Их связь живет в постановке «Саломеи» — как драма нескольких несчастных влюбленных, по-разному пришедших к своей гибели. И если каждый раз, когда на сцене возникает образ девочки, бредущей сквозь чащу, Джанин вспоминает свое детство, то, возрождая «Саломею», она возвращает к жизни и Чарльза. Неслучайно, когда артисты выходят на поклон, героиня остается в стороне, не появляясь на сцене. Ведь с ними в этот момент уже находится другой режиссер, пусть и незримо.

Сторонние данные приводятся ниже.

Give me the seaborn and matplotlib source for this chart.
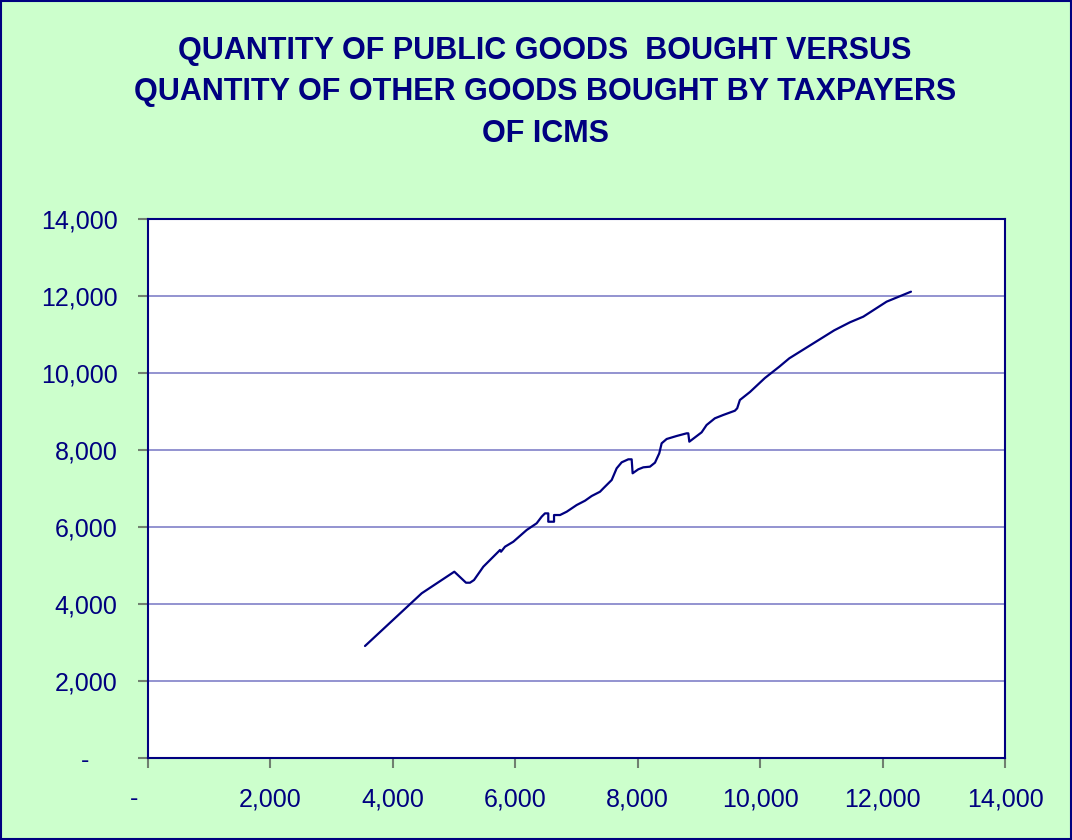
import matplotlib
matplotlib.use("Agg")
import matplotlib.pyplot as plt
import seaborn as sns
import pandas as pd
from matplotlib.ticker import FuncFormatter

other_goods = [3545, 4471, 5004, 5195, 5260, 5326, 5478, 5723, 5750, 5767, 5832, 5968,
               6186, 6349, 6431, 6485, 6539, 6539, 6633, 6633, 6731, 6840, 7003, 7139,
               7248, 7384, 7438, 7575, 7656, 7738, 7846, 7901, 7917, 8009, 8091, 8200,
               8282, 8352, 8391, 8473, 8636, 8799, 8826, 8843, 9044, 9125, 9260, 9396,
               9587, 9625, 9669, 9834, 10078, 10313, 10476, 11211, 11467, 11685, 12066,
               12464]
public_goods = [2909, 4278, 4839, 4553, 4553, 4623, 4969, 5358, 5403, 5358, 5488, 5618,
                5922, 6096, 6268, 6354, 6354, 6137, 6137, 6311, 6311, 6397, 6571, 6683,
                6805, 6916, 7004, 7221, 7524, 7680, 7758, 7758, 7395, 7498, 7550, 7567,
                7671, 7914, 8174, 8286, 8364, 8433, 8433, 8216, 8459, 8649, 8823, 8909,
                9020, 9083, 9299, 9507, 9870, 10164, 10381, 11109, 11317, 11463, 11853,
                12112]

ticks = [0, 2000, 4000, 6000, 8000, 10000, 12000, 14000]
title = ("QUANTITY OF PUBLIC GOODS  BOUGHT VERSUS\n"
         "QUANTITY OF OTHER GOODS BOUGHT BY TAXPAYERS\n"
         "OF ICMS")

df = pd.DataFrame({"other": other_goods, "public": public_goods})

sns.set_theme(style="white")
plt.rcParams["font.family"] = ["Liberation Sans", "DejaVu Sans"]

NAVY = "#000080"
fig = plt.figure(figsize=(10.72, 8.4), dpi=100, facecolor="#CCFFCC")
ax = fig.add_axes([148/1072, 1 - 758/840, 857/1072, 539/840])
ax.set_facecolor("white")

sns.lineplot(data=df, x="other", y="public", sort=False, estimator=None,
             color=NAVY, linewidth=1.6, ax=ax)

ax.set_xlim(0, 14000)
ax.set_ylim(0, 14000)
ax.set_xticks(ticks)
ax.set_yticks(ticks)
fmt = FuncFormatter(lambda v, p: "-    " if v == 0 else f"{int(v):,}")
ax.xaxis.set_major_formatter(fmt)
ax.yaxis.set_major_formatter(fmt)
ax.set_xlabel("")
ax.set_ylabel("")
ax.tick_params(axis="both", labelsize=18, labelcolor=NAVY, color="#708070",
               direction="out", length=7, width=1.5, bottom=True, left=True)
ax.tick_params(axis="x", pad=14)
ax.tick_params(axis="y", pad=15)
ax.yaxis.grid(True, color="#8080C8", linewidth=1.2)
ax.xaxis.grid(False)
ax.set_axisbelow(True)
for s in ax.spines.values():
    s.set_color(NAVY)
    s.set_linewidth(1.5)

fig.text(545/1072, 1 - 92/840, title, ha="center", va="center",
         fontsize=22, fontweight="bold", color=NAVY, linespacing=1.5)

# figure border
fig.patches.append(plt.Rectangle((0.001, 0.001), 0.998, 0.998, transform=fig.transFigure,
                                 fill=False, edgecolor=NAVY, linewidth=1.5))

fig.savefig("out.png", dpi=100, facecolor=fig.get_facecolor())
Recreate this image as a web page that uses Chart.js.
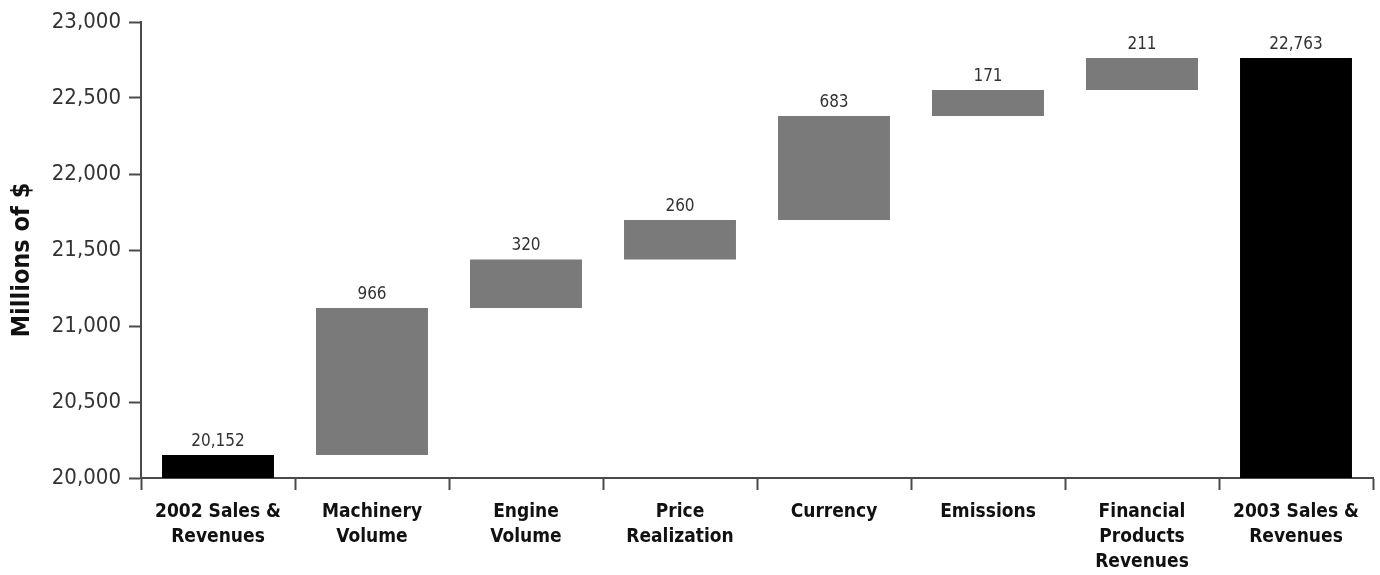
<!DOCTYPE html>
<html>
<head>
<meta charset="utf-8">
<script src="https://cdn.jsdelivr.net/npm/chart.js@4/dist/chart.umd.min.js"></script>
<style>
    html, body { margin: 0; padding: 0; background: #fff; }
    #wrap { width: 1380px; height: 575px; }
</style>
</head>
<body>
<div id="wrap"><canvas id="waterfall"></canvas></div>
<script>
// data
const categories = [
    ['2002 Sales &', 'Revenues'],
    ['Machinery', 'Volume'],
    ['Engine', 'Volume'],
    ['Price', 'Realization'],
    ['Currency'],
    ['Emissions'],
    ['Financial', 'Products', 'Revenues'],
    ['2003 Sales &', 'Revenues']
];
const startTotal = 20152;
const changes = [966, 320, 260, 683, 171, 211];
const endTotal = 22763;
const yTicks = [20000, 20500, 21000, 21500, 22000, 22500, 23000];
const yTitle = 'Millions of $';

const BASE = 20000;
const totalColor = '#000000';
const stepColor = '#7a7a7a';
const axisColor = '#4a4a4a';
const narrow = '"DejaVu Sans Condensed", "Liberation Sans Narrow", sans-serif';

// build floating ranges
let ranges = [[BASE, startTotal]];
let labels = [startTotal];
let colors = [totalColor];
let run = startTotal;
changes.forEach(c => {
    ranges.push([run, run + c]);
    labels.push(c);
    colors.push(stepColor);
    run += c;
});
ranges.push([BASE, endTotal]);
labels.push(endTotal);
colors.push(totalColor);

const fmt = (v) => v.toLocaleString('en-US');

// value labels on top of each bar + y axis title
const valueLabels = {
    id: 'valueLabels',
    afterDatasetsDraw(chart) {
        const ctx = chart.ctx;
        const meta = chart.getDatasetMeta(0);
        ctx.save();
        ctx.font = '17px ' + narrow;
        ctx.fillStyle = '#333';
        ctx.textAlign = 'center';
        ctx.textBaseline = 'bottom';
        meta.data.forEach((bar, i) => {
            const top = Math.min(bar.y, bar.base);
            ctx.fillText(fmt(labels[i]), bar.x, top - 5);
        });
        ctx.restore();

        // axis title, a bit below the middle like the original
        const area = chart.chartArea;
        ctx.save();
        ctx.translate(22, (area.top + area.bottom) / 2 + 10);
        ctx.rotate(-Math.PI / 2);
        ctx.font = 'bold 25px ' + narrow;
        ctx.fillStyle = '#111';
        ctx.textAlign = 'center';
        ctx.textBaseline = 'middle';
        ctx.fillText(yTitle, 0, 0);
        ctx.restore();
    }
};

const chart = new Chart(document.getElementById('waterfall'), {
    type: 'bar',
    data: {
        labels: categories,
        datasets: [{
            data: ranges,
            backgroundColor: colors,
            borderWidth: 0,
            categoryPercentage: 1,
            barPercentage: 0.727
        }]
    },
    options: {
        responsive: true,
        maintainAspectRatio: false,
        animation: false,
        layout: { padding: { top: 22, right: 7, left: 0, bottom: 0 } },
        plugins: {
            legend: { display: false },
            tooltip: { enabled: false }
        },
        scales: {
            x: {
                grid: {
                    offset: true,
                    drawOnChartArea: false,
                    drawTicks: true,
                    tickLength: 12,
                    tickWidth: 2,
                    tickColor: axisColor
                },
                border: { display: true, color: axisColor, width: 2 },
                ticks: {
                    color: '#111',
                    padding: 10,
                    maxRotation: 0,
                    autoSkip: false,
                    font: { family: narrow, size: 19, weight: 'bold', lineHeight: 1.3 }
                },
                afterFit: (scale) => { scale.height = 97; }
            },
            y: {
                min: 20000,
                max: 23000,
                afterBuildTicks: (scale) => { scale.ticks = yTicks.map(v => ({ value: v })); },
                grid: {
                    drawOnChartArea: false,
                    drawTicks: true,
                    tickLength: 12,
                    tickWidth: 2,
                    tickColor: axisColor
                },
                border: { display: true, color: axisColor, width: 2 },
                ticks: {
                    color: '#333',
                    padding: 8,
                    callback: (v) => fmt(v),
                    font: { family: narrow, size: 22 }
                },
                afterFit: (scale) => { scale.width = 141; }
            }
        }
    },
    plugins: [valueLabels]
});
</script>
</body>
</html>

«Семь вуалей» — фильм о будничных манипуляциях, которые по природе своей и есть режиссура. Разница лишь в том, что достигая результата на сцене, можно взаправду излечиться, а жизнь устроена иначе. Джанин не показана Эгояном как незамеченный гений. Напротив, она – воинственно настроенная на отмщение жертва в самоотверженном исполнении бледной, что снег на горе Хермон, Аманды Сейфрид. Она могла бы самостоятельно перевести свою трагедию в искусство. Но на техническом прогоне ее исповедальную речь о надрывной боли Саломеи заглушит оркестр. Все репетиции пройдут под взглядом координаторов. И даже обычный подкастер укажет ей на то, что чавкать печеньем неприлично.
Что до фантомного демиурга Чарльза — он так и останется лакуной, как и природа их отношений с Джанин. Это и есть главная тайна фильма, ибо любовь всегда загадочнее смерти.